When Spain was under Muslim rule in the mid 14th century, the rulers built themselves a splendid palace known as the Alhambra, or the red fort. Because Muslim artists were forbidden from depicting animals or people, they found beauty in patterns and symmetry. Using Galois rules, you can determine that the gorgeous, intricate mosaics on the walls of the Alhambra contain 17 different kinds of symmetry in all, making it a treasure-trove for mathematicians. (A paper on the geometry of Islamic art appeared in Science in 2007.)

Walls and ceiling of the Alhambra. (Justus Hayes/Shoes on Wires/shoesonwires.com)

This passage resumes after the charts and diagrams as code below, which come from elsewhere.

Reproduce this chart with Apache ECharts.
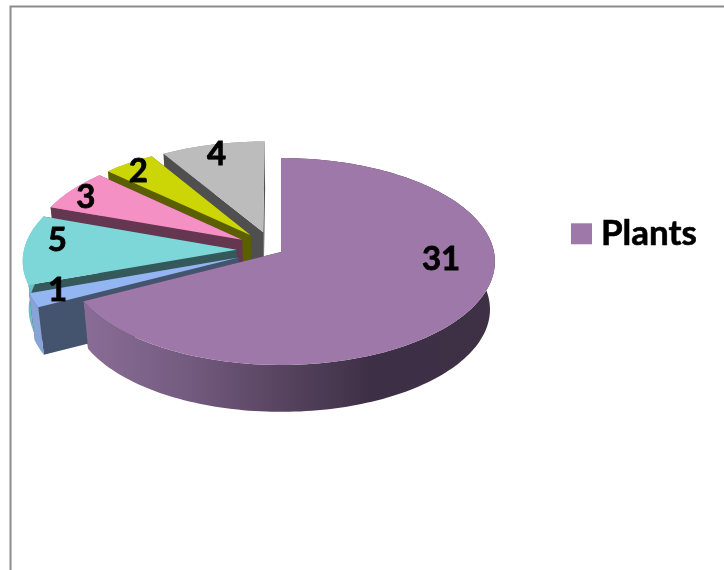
<!DOCTYPE html>
<html><head><meta charset="utf-8">
<style>html,body{margin:0;padding:0;background:#fff}#c{width:724px;height:570px}</style>
<script src="https://cdn.jsdelivr.net/npm/echarts@6/dist/echarts.min.js"></script>
</head><body><div id="c"></div>
<script>
const seriesName = 'Plants';
const values = [31, 1, 5, 3, 2, 4];
const topColors = ['#9d78a8', '#93b5f1', '#7dd6d8', '#f590c4', '#ccd606', '#bcbcbc'];
const wallColors = ['#4a3a52', '#44546f', '#35585a', '#643650', '#5b5f02', '#4f4f4f'];
const rimColors = ['#8a6d96', '#88a3d6', '#6cc0c2', '#c0709a', '#a0a804', '#909090'];
// direction each slice is pulled out along (deg clockwise from 12 o'clock); 0 explode = not pulled
const explodeDirs = [0, 255, 276, 303, 319, 336.5];
const explodeAmts = [0, 0.205, 0.21, 0.22, 0.22, 0.213];
// label anchor inside slice: [angle deg, radius fraction]
const labelAnchors = [[95, 0.75], [250, 0.87], [277, 0.86], [300, 0.9], [320, 0.9], [344, 0.895]];
// slices whose outer rim faces the viewer (drawn over their radial walls)
const frontFacing = [true, true, true, false, false, false];

const total = values.reduce((a, b) => a + b, 0);
const starts = []; values.reduce((a, v, i) => (starts[i] = a, a + v), 0);
const CX = 281, CY = 252, RX = 213, RY = 102.6, P = 0.0918, DEPTH = 48, SHRINK_X = 0.977, SHRINK_Y = 0.99;

function proj(X, Y, low) {
  const s = 1 / (1 - P * Y);
  return [CX + X * RX * s * (low ? SHRINK_X : 1), CY + (low ? DEPTH : 0) + Y * RY * s * (low ? SHRINK_Y : 1)];
}
const rad = d => d * Math.PI / 180;
function ringPt(theta, ex, ey, low, r) {
  const R = r === undefined ? 1 : r;
  return proj(ex + R * Math.sin(theta), ey - R * Math.cos(theta), low);
}
function renderItem(params, api) {
  const v = api.value(0), i = api.value(1);
  const a0 = starts[i] / total * 2 * Math.PI, a1 = (starts[i] + v) / total * 2 * Math.PI;
  const d = rad(explodeDirs[i]), amt = explodeAmts[i];
  const ex = amt * Math.sin(d), ey = -amt * Math.cos(d);
  const N = Math.max(6, Math.round((a1 - a0) * 40));
  const topArc = [], lowArc = [];
  for (let k = 0; k <= N; k++) {
    const t = a0 + (a1 - a0) * k / N;
    topArc.push(ringPt(t, ex, ey, false));
    lowArc.push(ringPt(t, ex, ey, true));
  }
  const apexT = proj(ex, ey, false), apexL = proj(ex, ey, true);
  const poly = (points, fill) => ({ type: 'polygon', shape: { points }, style: { fill }, silent: true });
  const rimFill = i === 0
    ? new echarts.graphic.LinearGradient(0, 0, 1, 0, [
        { offset: 0, color: '#8a6d96' }, { offset: 0.25, color: '#745b80' },
        { offset: 0.5, color: '#55425d' }, { offset: 0.7, color: '#3d2f45' }, { offset: 1, color: '#3e3045' }])
    : rimColors[i];
  const rim = poly(topArc.concat(lowArc.slice().reverse()), rimFill);
  const walls = [
    poly([apexT, topArc[N], lowArc[N], apexL], wallColors[i]),
    poly([apexT, topArc[0], lowArc[0], apexL], wallColors[i])
  ];
  const children = frontFacing[i] ? walls.concat([rim]) : [rim].concat(walls);
  // top face
  children.push(poly([apexT].concat(topArc), topColors[i]));
  // value label
  const la = labelAnchors[i];
  const lp = ringPt(rad(la[0]), ex, ey, false, la[1]);
  children.push({
    type: 'text', z2: 10,
    style: { text: String(v), x: lp[0], y: lp[1] + 1, fill: '#000', stroke: '#000', lineWidth: 0.8,
      font: 'bold 33px Lato, Carlito, sans-serif', align: 'center', verticalAlign: 'middle' }
  });
  return { type: 'group', children };
}
const chart = echarts.init(document.getElementById('c'), null, { renderer: 'canvas' });
chart.setOption({
  animation: false,
  backgroundColor: '#fff',
  legend: {
    data: [{ name: seriesName, icon: 'rect', itemStyle: { color: topColors[0] } }],
    left: 566, top: 211, itemWidth: 21, itemHeight: 21, itemGap: 0,
    textStyle: { fontFamily: 'Lato, sans-serif', fontWeight: 'bold', fontSize: 35, color: '#000',
      textBorderColor: '#000', textBorderWidth: 0.6, padding: [0, 0, 0, 4] },
    selectedMode: false
  },
  graphic: [
    { type: 'polyline', shape: { points: [[724, 6.5], [10.5, 6.5], [10.5, 570]] },
      style: { stroke: '#8c8c8c', lineWidth: 2, fill: null }, silent: true }
  ],
  series: [{
    type: 'custom', name: seriesName, coordinateSystem: 'none',
    itemStyle: { color: topColors[0] },
    renderItem,
    data: values.map((v, i) => [v, i]).reverse()
  }]
});
</script></body></html>
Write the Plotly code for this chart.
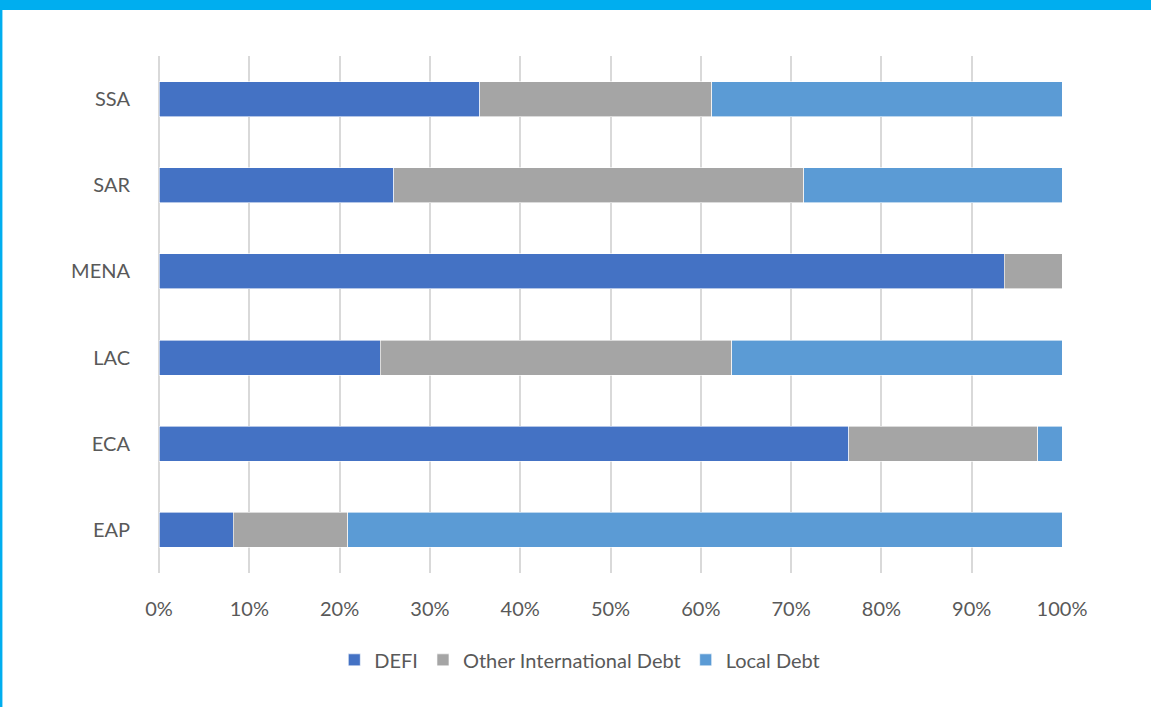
import plotly.graph_objects as go

# Regions (bottom to top as drawn)
regions = ["EAP", "ECA", "LAC", "MENA", "SAR", "SSA"]

# Share of debt by source, percent
defi = [8.2, 76.4, 24.5, 93.6, 26.0, 35.5]
other_intl = [12.7, 20.9, 38.9, 6.4, 45.4, 25.7]
local_debt = [79.1, 2.7, 36.6, 0.0, 28.6, 38.8]

series = [
    ("DEFI", defi, "#4472C4"),
    ("Other International Debt", other_intl, "#A5A5A5"),
    ("Local Debt", local_debt, "#5B9BD5"),
]

fig = go.Figure()
for name, vals, color in series:
    fig.add_trace(go.Bar(
        y=regions, x=vals, name=name, orientation="h",
        marker=dict(color=color, line=dict(color="white", width=0.6)),
    ))

font_col = "#595959"
fig.update_layout(
    barmode="stack",
    bargap=0.594,
    width=1151, height=707,
    paper_bgcolor="white", plot_bgcolor="white",
    margin=dict(l=159, r=89, t=56, b=134, autoexpand=False),
    font=dict(family="Lato, 'Open Sans', sans-serif", size=20, color=font_col),
    legend=dict(
        orientation="h", x=0.466, xanchor="center", y=-0.168, yanchor="middle",
        font=dict(size=20, color=font_col), traceorder="normal",
    ),
    showlegend=True,
)

fig.update_xaxes(
    range=[0, 100], dtick=10, ticksuffix="%",
    showgrid=True, gridcolor="#D9D9D9", gridwidth=1.5,
    zeroline=True, zerolinecolor="#D9D9D9", zerolinewidth=1.5,
    showline=False, ticks="", ticklabelstandoff=22,
    tickfont=dict(size=20, color=font_col),
)
fig.update_yaxes(
    categoryorder="array", categoryarray=regions,
    showgrid=False, showline=False, ticks="", ticklabelstandoff=28,
    tickfont=dict(size=20, color=font_col),
)

# Cyan frame on top and left edges of the page
cyan = "#00AEEF"
fig.add_shape(type="rect", xref="paper", yref="paper",
              x0=-0.18, x1=1.10, y0=1.089, y1=1.11,
              fillcolor=cyan, line=dict(width=0), layer="above")
fig.add_shape(type="rect", xref="paper", yref="paper",
              x0=-0.18, x1=-0.1734, y0=-0.26, y1=1.11,
              fillcolor=cyan, line=dict(width=0), layer="above")

# remove the default page margin so the figure sits at the window corner
fig.write_html("out.html", config={"displayModeBar": False},
               post_script="document.body.style.margin='0';")
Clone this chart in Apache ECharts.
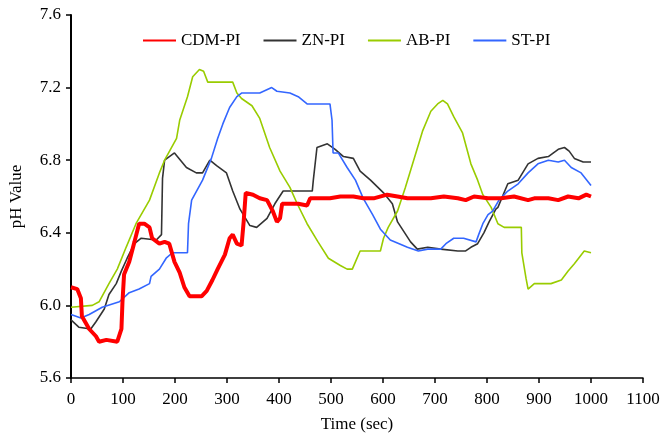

Du Sautoy goes on to say that there’s no stopping mathematicians from using Galois rules to go beyond three dimensions.
His breakthrough, du Sautoy says, “allows us to create symmetrical objects in the unseen world”—four, five, six dimensions and more.

“That’s where I work,” he says. “I create mathematical objects, symmetric objects using Galois’ language in very high dimensional spaces.”

As a final treat, du Sautoy named a new mathematical object he’d created after the person who could get closest to estimating the number of symmetries in a Rubix cube. (Try it yourself – he gives the answer at the end of the talk.) Of course, you can’t see a symmetric object in twelve dimensions, so the winner had to be content with a picture drawn in Galois’ mathematical language.

If you fancy having your own multidimensional symmetrical object named after you, you can donate $10 to a Guatemalan charity that du Sautoy supports. He will then “stay up all night” building a new intangible, symmetric toy to stick your name on. He’s raised about $3,000 this way—that’s a lot of late nights!